10.A cognitive radio goes one step further, and empowers the radio to alter its transmitter parameters based on interaction with the environment in which it operates. Most commonly implemented through software in a software defined radio,[6] this interaction may involve active negotiation or communications with other spectrum users and/or passive sensing and decision making within the radio. For instance, using a hardware-based design, a CMRS carrier wanting to install a cellular base station designed to serve multiple modulation formats would have to predetermine a fixed allocation of capacity among each of the supported formats. By contrast, a base station with cognitive radio capabilities could adopt a dynamic allocation of capacity among the different modulation formats on a real-time basis. With software defined radios as an implementation methodology, cognitive radios are now being built that can recognize factors in their environment and modify their performance characteristics by changes made via software defined radio techniques.

11.As radios become more intelligent, they gain greater flexibility and are able to adapt their RF behavior to identify and use spectrum that otherwise would not be available for fear of causing interference. Features that cognitive radios can incorporate to allow for more efficient, flexible spectrum useinclude.

  • Frequency Agility - the ability of a radio to change its operating frequency to optimize use under certain conditions
  • Dynamic Frequency Selection (DFS)– the ability to sense signals from other nearby transmitters in an effort to choose an optimum operating environment
  • Adaptive Modulation– the ability to modify transmission characteristics and waveforms to exploit opportunities to use spectrum.[7]
  • Transmit Power Control (TPC)–to permit transmission at full power limits when necessary, but constrain the transmitter power to a lower level to allow greater sharing of spectrum when higher power operation is not necessary.
  • Location Awareness - the ability for a device to determine its location and the location of other transmitters, and first determine whether it is permissible to transmit at all, then to select the appropriate operating parameters such as the power and frequency allowed at its location.
  • Negotiated Use - a cognitive radio could incorporate a mechanism that would enable sharing of spectrum under the terms of a prearranged agreement between a licensee and a third party. Cognitive radios may eventually enable parties to negotiate for spectrum use on an ad hoc or real-time basis, without the need for prior agreements between all parties.

12.Radios with cognitive capabilities are already in use. Some wireless LAN devices and CDMA networks incorporate cognitive capabilities to sense spectrum use and/or to adjust transmit power to allow more efficient spectrum use, although there is no current requirement in the rules to incorporate such capabilities. There are other devices that our rules do currently require to have cognitive capabilities. Unlicensed Personal Communication Service (PCS) devices are required to monitor the spectrum prior to transmission to avoid interference to other unlicensed PCS devices.[8] Also, Unlicensed National Information Infrastructure (U-NII) devices operating in the 5.25-5.35 GHz and 5.47-5.725 GHz bands are required to incorporate DFS and TPC to avoid interference to Federal Government operations.[9]

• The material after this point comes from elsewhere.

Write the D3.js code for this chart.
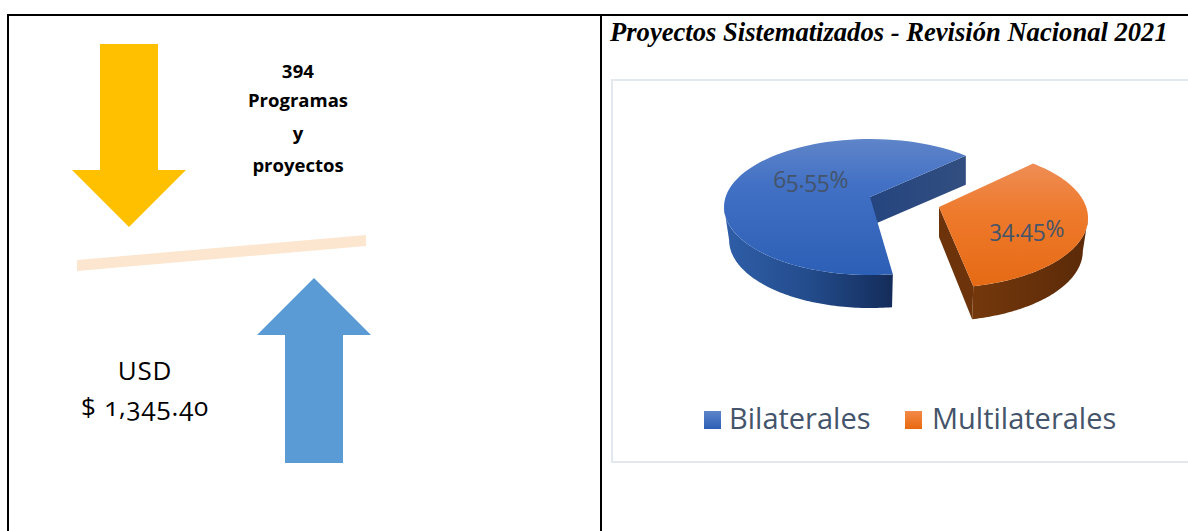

13.It is not unreasonable to expect that radios of the future will not only have adaptive cognitive capabilities but also be flexible to the point that they may negotiate with each other under a set of rules or etiquette for operation and can “learn” from their past experience. Some refer to these flexible radios as “ontology radios” or “policy radios” due to their intelligence-based reasoning characteristics.[10]

14.Commission Proceedings on Software Defined Radio and Cognitive Radio Technologies. In 2001, the Commission adopted changes to the equipment authorization rules to accommodate the developing software defined radio (SDR) technology.[11] The Commission defined a software defined radio as a transmitter in which the operating parameters of frequency range, modulation type or maximum output power (either radiated or conducted) can be altered by making a change in software that controls the operation of the device without making any changes in the hardware components that affect the radio frequency emissions.[12] This broad definition covers both radios that have software embedded on chips or implemented in other ways so that the software can not be readily changed by the user, as well as radios that are designed so the software can be easily changed after manufacture. It did not include, however, radios where software was used only to select a particular transmission characteristic among a range of permissible alternatives. For instance, the definition does not encompass a radio whose hardware limits its transmission to permissible frequency ranges, with software selecting a particular transmission frequency within those ranges. The SDR rules were intended to make possible for manufacturers to obtain approval for changes to the operating parameters of a radio resulting from software changes without the need to physically re-label a device with a new FCC identification number in the field. The Commission made the rules permissive, rather than mandatory, thereby permitting a manufacturer the option to his declare a device an SDR at the time of filing for certification, but not requiring the manufacturer to do so. The Commission adopted the following rule changes for SDRs:

  • Established a new streamlined procedure for obtaining approval for changes to the operating parameters of SDRs that result from changing the software in the device.[13] The same FCC identification number may be used when changes are made to an approved device.
  • Allowed a device’s FCC identification number to be displayed electronically, rather than on a physical label.[14]
  • Required SDRs to incorporate security features to ensure that only software that is part of an approved hardware/software combination can be loaded into an SDR. The exact methods are left to the manufacturer.[15]
  • Required manufacturers to supply a copy of the software that controls the operating parameters of a radio to the Commission upon request.[16]

15.Vanu, Inc. recently became the first manufacturer to obtain approval from the Commission for a software defined radio under these rules.[17] The Vanu equipment is a wireless GSM base station that uses a general-purpose hardware platform to support multiple wireless services and standards entirely in software. It allows modification of the RF planning and assignment of standards through remote software parameter changes, and supports upgrades to new standards through a software-only download.[18] The ability to operate with different modulation formats means that a single base station could communicate with handsets using different transmission formats, potentially allowing communication with a greater number of “roaming” users and potentially resulting in lower costs for wireless carriers and users than if multiple hardware-based transmitters had to be employed.

16.The Commission currently has several pending proceedings that address the use of cognitive radio technologies to improve the efficiency of spectrum use. For example, in two separate proceedings, the Commission proposed to require unlicensed devices to incorporate cognitive features to enable operation in the TV broadcast bands and in the 3650-3700 MHz band without causing interference to licensed users in those bands.[19] In addition, we have recently opened additional opportunities that could tap the potential of cognitive radio technologies in ourSecondary Marketsproceeding.[20]